Restate the full listing word for word and leave the pictures out.
— Start of Given information —
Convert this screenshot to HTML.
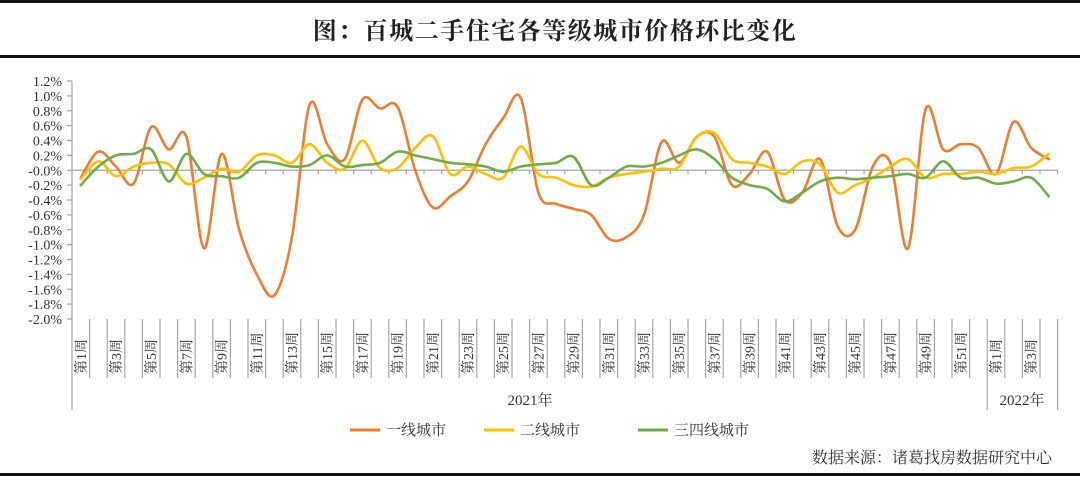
<!DOCTYPE html>
<html><head><meta charset="utf-8"><style>
body{margin:0;background:#fff;width:1080px;height:477px;overflow:hidden}
svg text{font-family:"Liberation Serif","Noto Serif CJK SC",serif}
</style></head><body>
<svg id="s" width="1080" height="477" xmlns="http://www.w3.org/2000/svg">
<rect x="0" y="0" width="1080" height="3" fill="#111"/>
<rect x="0" y="55" width="1080" height="3" fill="#111"/>
<rect x="0" y="473" width="1080" height="3" fill="#111"/>
<text x="555" y="39" font-size="24" text-anchor="middle" fill="#222" font-weight="bold" letter-spacing="1.5">图：百城二手住宅各等级城市价格环比变化</text>
<g id="ax" stroke="#a6a6a6" stroke-width="1.2" fill="none"></g>
<g id="lbl" font-size="14" fill="#333"></g>
<g id="ser" fill="none" stroke-width="2.6" stroke-linejoin="round" stroke-linecap="round"></g>
<text x="530" y="405" font-size="15" text-anchor="middle" fill="#333">2021年</text>
<text x="1022" y="405" font-size="15" text-anchor="middle" fill="#333">2022年</text>
<line x1="350" y1="430" x2="380" y2="430" stroke="#ED7D31" stroke-width="3"/>
<text x="386" y="435" font-size="15" fill="#333">一线城市</text>
<line x1="484" y1="430" x2="514" y2="430" stroke="#FFC000" stroke-width="3"/>
<text x="520" y="435" font-size="15" fill="#333">二线城市</text>
<line x1="638" y1="430" x2="668" y2="430" stroke="#70AD47" stroke-width="3"/>
<text x="674" y="435" font-size="15" fill="#333">三四线城市</text>
<text x="1052" y="463" font-size="16" text-anchor="end" fill="#333">数据来源：诸葛找房数据研究中心</text>
</svg>
<script>
var NS="http://www.w3.org/2000/svg";
function el(p,t,a,txt){var e=document.createElementNS(NS,t);for(var k in a)e.setAttribute(k,a[k]);if(txt!=null)e.textContent=txt;p.appendChild(e);return e;}
var X0=72,W=17.6,N=56,Y0=170.25,K=74.375;
var ax=document.getElementById('ax'),lb=document.getElementById('lbl'),se=document.getElementById('ser');
el(ax,'line',{x1:X0,y1:81,x2:X0,y2:410});
el(ax,'line',{x1:X0,y1:Y0,x2:X0+N*W,y2:Y0});
for(var i=0;i<=16;i++){var v=1.2-i*0.2,y=81+i*14.875;
 el(ax,'line',{x1:X0-5,y1:y,x2:X0,y2:y});
 el(lb,'text',{x:62,y:y+5,'text-anchor':'end'},v.toFixed(1)+'%');}
for(var i=0;i<=N;i++){var x=X0+i*W;
 el(ax,'line',{x1:x,y1:Y0,x2:x,y2:Y0+4});
 var bot=(i==0||i==52||i==56)?410:378;
 if(i>0)el(ax,'line',{x1:x,y1:319,x2:x,y2:bot});}
for(var i=0;i<N;i+=2){var wk=i<52?i+1:i-51;var cx=X0+i*W+W/2+5;
 el(lb,'text',{x:0,y:0,'font-size':'14',transform:'translate('+cx+',374) rotate(-90)'},'第'+wk+'周');}
var O=[-0.1,0.25,0.05,-0.18,0.58,0.28,0.45,-1.05,0.22,-0.8,-1.4,-1.68,-0.9,0.88,0.35,0.15,0.95,0.83,0.85,0.0,-0.5,-0.35,-0.15,0.35,0.7,0.97,-0.3,-0.45,-0.52,-0.6,-0.92,-0.9,-0.6,0.38,0.1,0.45,0.45,-0.2,-0.05,0.25,-0.4,-0.3,0.15,-0.75,-0.8,0.05,0.1,-1.05,0.82,0.28,0.35,0.3,-0.05,0.65,0.3,0.15];
var Yl=[-0.12,0.12,-0.08,0.05,0.1,0.08,-0.18,-0.1,0.02,-0.02,0.2,0.2,0.1,0.35,0.1,0.02,0.4,0.03,0.03,0.3,0.46,-0.05,0.05,-0.05,-0.1,0.32,-0.05,-0.1,-0.2,-0.22,-0.1,-0.05,-0.02,0.02,0.05,0.45,0.5,0.15,0.1,0.05,-0.05,0.12,0.08,-0.3,-0.2,-0.1,0.05,0.15,-0.1,-0.05,-0.05,-0.02,-0.05,0.03,0.05,0.22];
var G=[-0.2,0.05,0.2,0.22,0.28,-0.15,0.22,-0.05,-0.08,-0.1,0.1,0.1,0.05,0.07,0.2,0.05,0.07,0.1,0.25,0.2,0.15,0.1,0.08,0.05,-0.02,0.05,0.08,0.1,0.18,-0.2,-0.1,0.05,0.05,0.1,0.2,0.28,0.15,-0.1,-0.2,-0.25,-0.42,-0.3,-0.15,-0.1,-0.12,-0.1,-0.08,-0.05,-0.1,0.12,-0.1,-0.1,-0.18,-0.15,-0.1,-0.35];
function path(d){var p=d.map(function(v,i){return[X0+W*(i+0.5),Y0-v*K];});
 var s='M'+p[0][0]+','+p[0][1];
 for(var i=0;i<p.length-1;i++){var a=p[i-1]||p[i],b=p[i],c=p[i+1],e=p[i+2]||c;
  s+=' C'+(b[0]+(c[0]-a[0])/6)+','+(b[1]+(c[1]-a[1])/6)+' '+(c[0]-(e[0]-b[0])/6)+','+(c[1]-(e[1]-b[1])/6)+' '+c[0]+','+c[1];}
 return s;}
el(se,'path',{d:path(O),stroke:'#ED7D31'});
el(se,'path',{d:path(Yl),stroke:'#FFC000'});
el(se,'path',{d:path(G),stroke:'#70AD47'});
</script>
</body></html>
— End of Given information —
▶ Answer to this problem:
Convert this screenshot to HTML.
<!DOCTYPE html>
<html><head><meta charset="utf-8"><style>
body{margin:0;background:#fff;width:1080px;height:477px;overflow:hidden}
svg text{font-family:"Liberation Serif","Noto Serif CJK SC",serif}
</style></head><body>
<svg id="s" width="1080" height="477" xmlns="http://www.w3.org/2000/svg">
<rect x="0" y="0" width="1080" height="3" fill="#111"/>
<rect x="0" y="55" width="1080" height="3" fill="#111"/>
<rect x="0" y="473" width="1080" height="3" fill="#111"/>
<text x="555" y="39" font-size="24" text-anchor="middle" fill="#222" font-weight="bold" letter-spacing="1.5">图：百城二手住宅各等级城市价格环比变化</text>
<g id="ax" stroke="#a6a6a6" stroke-width="1.2" fill="none"></g>
<g id="lbl" font-size="14" fill="#333"></g>
<g id="ser" fill="none" stroke-width="2.6" stroke-linejoin="round" stroke-linecap="round"></g>
<text x="530" y="405" font-size="15" text-anchor="middle" fill="#333">2021年</text>
<text x="1022" y="405" font-size="15" text-anchor="middle" fill="#333">2022年</text>
<line x1="350" y1="430" x2="380" y2="430" stroke="#ED7D31" stroke-width="3"/>
<text x="386" y="435" font-size="15" fill="#333">一线城市</text>
<line x1="484" y1="430" x2="514" y2="430" stroke="#FFC000" stroke-width="3"/>
<text x="520" y="435" font-size="15" fill="#333">二线城市</text>
<line x1="638" y1="430" x2="668" y2="430" stroke="#70AD47" stroke-width="3"/>
<text x="674" y="435" font-size="15" fill="#333">三四线城市</text>
<text x="1052" y="463" font-size="16" text-anchor="end" fill="#333">数据来源：诸葛找房数据研究中心</text>
</svg>
<script>
var NS="http://www.w3.org/2000/svg";
function el(p,t,a,txt){var e=document.createElementNS(NS,t);for(var k in a)e.setAttribute(k,a[k]);if(txt!=null)e.textContent=txt;p.appendChild(e);return e;}
var X0=72,W=17.6,N=56,Y0=170.25,K=74.375;
var ax=document.getElementById('ax'),lb=document.getElementById('lbl'),se=document.getElementById('ser');
el(ax,'line',{x1:X0,y1:81,x2:X0,y2:410});
el(ax,'line',{x1:X0,y1:Y0,x2:X0+N*W,y2:Y0});
for(var i=0;i<=16;i++){var v=1.2-i*0.2,y=81+i*14.875;
 el(ax,'line',{x1:X0-5,y1:y,x2:X0,y2:y});
 el(lb,'text',{x:62,y:y+5,'text-anchor':'end'},v.toFixed(1)+'%');}
for(var i=0;i<=N;i++){var x=X0+i*W;
 el(ax,'line',{x1:x,y1:Y0,x2:x,y2:Y0+4});
 var bot=(i==0||i==52||i==56)?410:378;
 if(i>0)el(ax,'line',{x1:x,y1:319,x2:x,y2:bot});}
for(var i=0;i<N;i+=2){var wk=i<52?i+1:i-51;var cx=X0+i*W+W/2+5;
 el(lb,'text',{x:0,y:0,'font-size':'14',transform:'translate('+cx+',374) rotate(-90)'},'第'+wk+'周');}
var O=[-0.1,0.25,0.05,-0.18,0.58,0.28,0.45,-1.05,0.22,-0.8,-1.4,-1.68,-0.9,0.88,0.35,0.15,0.95,0.83,0.85,0.0,-0.5,-0.35,-0.15,0.35,0.7,0.97,-0.3,-0.45,-0.52,-0.6,-0.92,-0.9,-0.6,0.38,0.1,0.45,0.45,-0.2,-0.05,0.25,-0.4,-0.3,0.15,-0.75,-0.8,0.05,0.1,-1.05,0.82,0.28,0.35,0.3,-0.05,0.65,0.3,0.15];
var Yl=[-0.12,0.12,-0.08,0.05,0.1,0.08,-0.18,-0.1,0.02,-0.02,0.2,0.2,0.1,0.35,0.1,0.02,0.4,0.03,0.03,0.3,0.46,-0.05,0.05,-0.05,-0.1,0.32,-0.05,-0.1,-0.2,-0.22,-0.1,-0.05,-0.02,0.02,0.05,0.45,0.5,0.15,0.1,0.05,-0.05,0.12,0.08,-0.3,-0.2,-0.1,0.05,0.15,-0.1,-0.05,-0.05,-0.02,-0.05,0.03,0.05,0.22];
var G=[-0.2,0.05,0.2,0.22,0.28,-0.15,0.22,-0.05,-0.08,-0.1,0.1,0.1,0.05,0.07,0.2,0.05,0.07,0.1,0.25,0.2,0.15,0.1,0.08,0.05,-0.02,0.05,0.08,0.1,0.18,-0.2,-0.1,0.05,0.05,0.1,0.2,0.28,0.15,-0.1,-0.2,-0.25,-0.42,-0.3,-0.15,-0.1,-0.12,-0.1,-0.08,-0.05,-0.1,0.12,-0.1,-0.1,-0.18,-0.15,-0.1,-0.35];
function path(d){var p=d.map(function(v,i){return[X0+W*(i+0.5),Y0-v*K];});
 var s='M'+p[0][0]+','+p[0][1];
 for(var i=0;i<p.length-1;i++){var a=p[i-1]||p[i],b=p[i],c=p[i+1],e=p[i+2]||c;
  s+=' C'+(b[0]+(c[0]-a[0])/6)+','+(b[1]+(c[1]-a[1])/6)+' '+(c[0]-(e[0]-b[0])/6)+','+(c[1]-(e[1]-b[1])/6)+' '+c[0]+','+c[1];}
 return s;}
el(se,'path',{d:path(O),stroke:'#ED7D31'});
el(se,'path',{d:path(Yl),stroke:'#FFC000'});
el(se,'path',{d:path(G),stroke:'#70AD47'});
</script>
</body></html>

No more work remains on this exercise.